А первый Лев, будучи в плену, обещал себе, что никогда не вернется в ужасную страну. Но в 1990‑х они с Фаней взяли и переехали в Германию. Через какое‑то время бабушке звонит Фаня: «Нюся, я умираю, у меня рак. Я знаю, вы с Левой любили друг друга в молодости. Мне хотелось бы, чтобы ты приехала в Германию, вышла за него замуж и чтобы вы дожили старость вместе». Бабушка долго сомневалась, но в конце концов в свои 75 лет приехала в Берлин, вышла за Леву‑Петю и стала доживать с ним старость.

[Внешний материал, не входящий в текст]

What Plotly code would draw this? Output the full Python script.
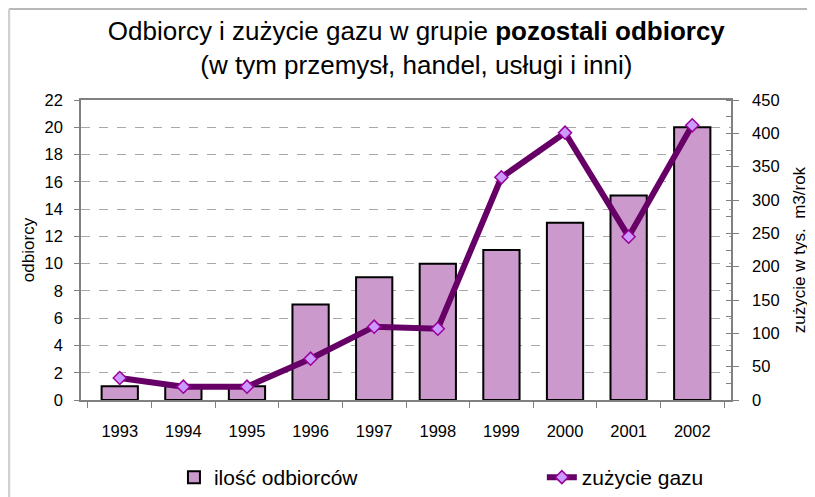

Потом приехала к ней я. Спрашиваю, где Петя. Отвечает: «Надоел». Она так привыкла жить одна, что вдвоем им было не с руки. Но жили они недалеко друг от друга, каждый день встречались, шли гулять в парк, потом она его звала к себе, кормила, дальше они прощались, и он шел домой.
Я с ним виделась один раз. Он был высокий, красивый, уже седой, но по‑прежнему с яркими голубыми глазами. Он познакомился со мной, посмотрел на меня, дал 20 евро — мне было 18 лет — и сказал: «Купи себе что‑нибудь, помаду или духи».